Fra Angelico, The Annunciation
It's finally time. Finally time to break out the sparkly lights. To cue up Handel's Messiah, Johnny Cash's Personal Christmas Collection, and Sufjan Stevens Songs for Christmas (all three of which are my favorite Christmas albums, all three of which make me cry every year without fail). Time for coffee and gingerbread cookies for breakfast, without a trace of guilt.

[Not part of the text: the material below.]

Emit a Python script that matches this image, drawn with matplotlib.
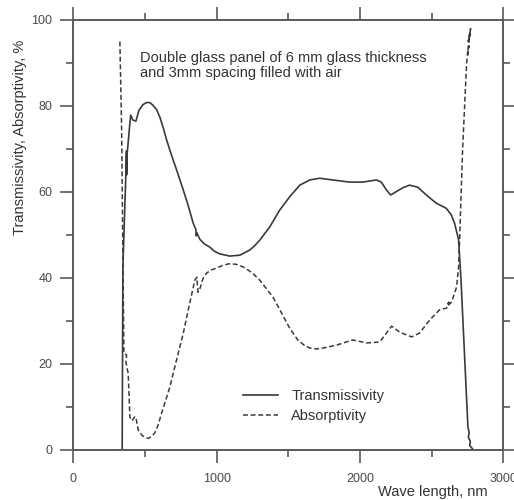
import numpy as np
import matplotlib.pyplot as plt
from matplotlib.ticker import MultipleLocator

# 透過率（実線）
trans_x = [311, 341, 346, 367, 371, 372, 376, 400, 416, 437, 458, 485, 511, 533, 555, 580,
           604, 627, 651, 685, 721, 756, 790, 815, 836, 855, 858, 862, 883, 915, 952, 985,
           1022, 1092, 1162, 1231, 1265, 1301, 1371, 1440, 1510, 1580, 1650, 1719, 1810,
           1928, 2019, 2114, 2149, 2184, 2214, 2254, 2300, 2346, 2404, 2463, 2532, 2602,
           2637, 2660, 2683, 2688, 2705, 2753, 2762, 2756, 2770, 2765, 2780, 2790]
trans_y = [0, 0, 42.6, 64.4, 69.5, 64.0, 69.0, 77.9, 76.7, 76.5, 79.0, 80.3, 80.8, 80.8,
           80.2, 79.2, 77.4, 75.0, 72.1, 68.6, 65.1, 61.6, 58.1, 55.3, 52.8, 51.3, 49.8,
           50.5, 49.0, 47.9, 47.2, 46.2, 45.6, 45.1, 45.3, 46.5, 47.5, 48.8, 51.9, 55.8,
           58.9, 61.6, 62.8, 63.2, 62.8, 62.3, 62.3, 62.8, 62.3, 60.5, 59.3, 60.1, 61.0,
           61.6, 61.1, 59.3, 57.4, 56.2, 54.7, 52.7, 49.6, 48.8, 39.5, 5.4, 4.0, 3.0, 2.0,
           1.0, 0.5, 0]

# 吸収率（破線）
abs_x = [325, 337, 353, 372, 367, 378, 383, 395, 410, 430, 440, 453, 477, 500, 522, 545,
         569, 592, 616, 645, 674, 720, 767, 802, 848, 862, 870, 883, 905, 932, 965, 999,
         1040, 1085, 1135, 1183, 1245, 1301, 1392, 1454, 1510, 1566, 1610, 1650, 1700,
         1740, 1838, 1949, 2047, 2137, 2221, 2277, 2360, 2416, 2486, 2555, 2604, 2620,
         2610, 2639, 2674, 2688, 2695, 2716, 2744, 2760, 2750, 2768, 2755, 2772, 2762, 2778]
abs_y = [95.0, 75.0, 22.5, 22.1, 20.5, 18.6, 17.8, 7.6, 6.8, 7.8, 7.0, 4.7, 3.5, 2.9,
         2.7, 3.1, 4.0, 5.8, 8.6, 11.6, 14.7, 20.9, 27.1, 32.6, 39.5, 40.2, 36.7, 37.5,
         39.9, 41.2, 41.9, 42.3, 42.9, 43.3, 43.2, 42.6, 41.3, 39.5, 35.6, 31.8, 28.3,
         25.6, 24.4, 23.7, 23.5, 23.7, 24.4, 25.6, 24.9, 25.1, 28.8, 27.4, 26.3, 27.2,
         30.2, 32.6, 33.0, 34.4, 33.5, 34.4, 37.9, 42.6, 48.8, 69.8, 90.0, 94.0, 92.0,
         97.0, 95.0, 98.0, 96.0, 97.0]

x_ticks = [0, 1000, 2000, 3000]
y_ticks = [0, 20, 40, 60, 80, 100]

plt.rcParams['font.family'] = 'Liberation Sans'

fig = plt.figure(figsize=(5.14, 5.0), dpi=100)
ax = fig.add_axes([0.1426, 0.1, 0.8366, 0.86])

ax.plot(trans_x, trans_y, color='#3a3a3a', lw=1.2, label='Transmissivity')
ax.plot(abs_x, abs_y, color='#3a3a3a', lw=1.1, linestyle=(0, (3.2, 1.8)),
        label='Absorptivity')

ax.set_xlim(0, 3000)
ax.set_ylim(0, 100)
ax.set_xticks(x_ticks)
ax.set_yticks(y_ticks)
ax.xaxis.set_minor_locator(MultipleLocator(500))
ax.yaxis.set_minor_locator(MultipleLocator(10))

for s in ax.spines.values():
    s.set_color('#5a5a5a')
    s.set_linewidth(1.4)

ax.tick_params(which='both', direction='out', top=True, right=True,
               color='#5a5a5a', width=1.2, labelcolor='#4a4a4a', labelsize=9)
ax.tick_params(which='major', length=9.5)
ax.tick_params(which='minor', length=5)
ax.tick_params(axis='y', pad=5.5)
ax.tick_params(axis='x', pad=7)

ax.text(465, 89.4, 'Double glass panel of 6 mm glass thickness\nand 3mm spacing filled with air',
        fontsize=10.5, color='#333333', va='center', ha='left', linespacing=1.05)

ax.legend(loc='upper left', bbox_to_anchor=(0.395, 0.142), frameon=False,
          fontsize=10.5, handlelength=2.4, handletextpad=0.9, labelspacing=0.4,
          borderpad=0, borderaxespad=0, labelcolor='#333333')

fig.text(0.039, 0.726, 'Transmissivity, Absorptivity, %', rotation=90,
         ha='center', va='center', fontsize=10.5, color='#333333')
fig.text(0.842, 0.016, 'Wave length, nm', ha='center', va='center',
         fontsize=10.5, color='#333333')

fig.savefig('out.png', dpi=100)
plt.close()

But technically. . . it's not really Christmas now. It's Advent. A time to wait, and think, and hope. I'm kind of a curmudgeon in some ways. Every year I get more and more anxious about money and materialism and gift giving and what all that means. Every year I'm more and more convinced that it's not about presents or music or even Candy Cane Joe-Joes, as delicious as they may be. And don't get me wrong, I'm not discouraging any sugarplum visions. I currently have full virtual shopping carts littered all over the internet. There will most likely be more than one gift under the tree marked "To: Me, From: Me." And between the three cookie-eating members of our family, we've already gone through a whole box of those Joe-Joe's.
But I want to make sure that it's more than that too. More than just wordly things. I want Advent and Christmas for our family to mean growth, kindness, and peace. To be about waiting for the baby Jesus in the manger. And being like Mary who "treasured up all these things, pondering them in her heart." So that's my hope for this Advent season.